* **Collected data**:
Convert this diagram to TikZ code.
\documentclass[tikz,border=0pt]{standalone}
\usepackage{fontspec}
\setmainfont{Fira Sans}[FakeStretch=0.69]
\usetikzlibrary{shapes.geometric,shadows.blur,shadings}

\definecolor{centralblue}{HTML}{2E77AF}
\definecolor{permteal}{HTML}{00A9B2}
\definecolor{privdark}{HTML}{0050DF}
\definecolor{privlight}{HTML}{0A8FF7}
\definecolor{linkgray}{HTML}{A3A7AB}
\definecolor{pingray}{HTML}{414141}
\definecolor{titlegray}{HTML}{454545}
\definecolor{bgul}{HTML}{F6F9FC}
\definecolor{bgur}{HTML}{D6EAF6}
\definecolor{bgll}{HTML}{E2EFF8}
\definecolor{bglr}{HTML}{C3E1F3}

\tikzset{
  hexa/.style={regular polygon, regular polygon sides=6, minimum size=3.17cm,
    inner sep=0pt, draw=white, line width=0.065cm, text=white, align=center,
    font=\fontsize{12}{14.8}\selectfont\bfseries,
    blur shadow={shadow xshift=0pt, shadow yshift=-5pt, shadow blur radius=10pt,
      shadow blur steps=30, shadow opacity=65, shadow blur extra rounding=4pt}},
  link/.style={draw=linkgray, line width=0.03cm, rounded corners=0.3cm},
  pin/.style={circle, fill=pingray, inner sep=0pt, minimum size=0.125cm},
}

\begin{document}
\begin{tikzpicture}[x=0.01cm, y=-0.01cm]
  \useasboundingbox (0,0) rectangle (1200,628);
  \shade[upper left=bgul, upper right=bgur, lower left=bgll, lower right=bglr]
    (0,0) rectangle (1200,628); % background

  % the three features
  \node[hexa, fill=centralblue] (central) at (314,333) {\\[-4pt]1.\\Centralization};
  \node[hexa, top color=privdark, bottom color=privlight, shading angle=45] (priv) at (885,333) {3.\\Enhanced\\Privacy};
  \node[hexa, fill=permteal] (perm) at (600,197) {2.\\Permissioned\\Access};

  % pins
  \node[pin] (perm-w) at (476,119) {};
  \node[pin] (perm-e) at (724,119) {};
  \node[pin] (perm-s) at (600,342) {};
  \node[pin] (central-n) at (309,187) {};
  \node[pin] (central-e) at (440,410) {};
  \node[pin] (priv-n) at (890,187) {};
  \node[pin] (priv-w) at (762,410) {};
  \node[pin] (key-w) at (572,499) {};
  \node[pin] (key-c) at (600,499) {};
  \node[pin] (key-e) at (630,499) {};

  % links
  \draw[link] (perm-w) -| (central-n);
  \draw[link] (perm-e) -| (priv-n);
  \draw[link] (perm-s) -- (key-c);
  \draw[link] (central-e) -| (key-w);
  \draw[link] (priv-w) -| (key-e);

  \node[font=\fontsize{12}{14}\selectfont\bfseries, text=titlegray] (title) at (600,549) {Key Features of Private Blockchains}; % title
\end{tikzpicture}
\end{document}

* **Written task**: Repeat the material above in full, exactly as it stands.

* **The result**:
Convert this diagram to TikZ code.
\documentclass[tikz,border=0pt]{standalone}
\usepackage{fontspec}
\setmainfont{Fira Sans}[FakeStretch=0.69]
\usetikzlibrary{shapes.geometric,shadows.blur,shadings}

\definecolor{centralblue}{HTML}{2E77AF}
\definecolor{permteal}{HTML}{00A9B2}
\definecolor{privdark}{HTML}{0050DF}
\definecolor{privlight}{HTML}{0A8FF7}
\definecolor{linkgray}{HTML}{A3A7AB}
\definecolor{pingray}{HTML}{414141}
\definecolor{titlegray}{HTML}{454545}
\definecolor{bgul}{HTML}{F6F9FC}
\definecolor{bgur}{HTML}{D6EAF6}
\definecolor{bgll}{HTML}{E2EFF8}
\definecolor{bglr}{HTML}{C3E1F3}

\tikzset{
  hexa/.style={regular polygon, regular polygon sides=6, minimum size=3.17cm,
    inner sep=0pt, draw=white, line width=0.065cm, text=white, align=center,
    font=\fontsize{12}{14.8}\selectfont\bfseries,
    blur shadow={shadow xshift=0pt, shadow yshift=-5pt, shadow blur radius=10pt,
      shadow blur steps=30, shadow opacity=65, shadow blur extra rounding=4pt}},
  link/.style={draw=linkgray, line width=0.03cm, rounded corners=0.3cm},
  pin/.style={circle, fill=pingray, inner sep=0pt, minimum size=0.125cm},
}

\begin{document}
\begin{tikzpicture}[x=0.01cm, y=-0.01cm]
  \useasboundingbox (0,0) rectangle (1200,628);
  \shade[upper left=bgul, upper right=bgur, lower left=bgll, lower right=bglr]
    (0,0) rectangle (1200,628); % background

  % the three features
  \node[hexa, fill=centralblue] (central) at (314,333) {\\[-4pt]1.\\Centralization};
  \node[hexa, top color=privdark, bottom color=privlight, shading angle=45] (priv) at (885,333) {3.\\Enhanced\\Privacy};
  \node[hexa, fill=permteal] (perm) at (600,197) {2.\\Permissioned\\Access};

  % pins
  \node[pin] (perm-w) at (476,119) {};
  \node[pin] (perm-e) at (724,119) {};
  \node[pin] (perm-s) at (600,342) {};
  \node[pin] (central-n) at (309,187) {};
  \node[pin] (central-e) at (440,410) {};
  \node[pin] (priv-n) at (890,187) {};
  \node[pin] (priv-w) at (762,410) {};
  \node[pin] (key-w) at (572,499) {};
  \node[pin] (key-c) at (600,499) {};
  \node[pin] (key-e) at (630,499) {};

  % links
  \draw[link] (perm-w) -| (central-n);
  \draw[link] (perm-e) -| (priv-n);
  \draw[link] (perm-s) -- (key-c);
  \draw[link] (central-e) -| (key-w);
  \draw[link] (priv-w) -| (key-e);

  \node[font=\fontsize{12}{14}\selectfont\bfseries, text=titlegray] (title) at (600,549) {Key Features of Private Blockchains}; % title
\end{tikzpicture}
\end{document}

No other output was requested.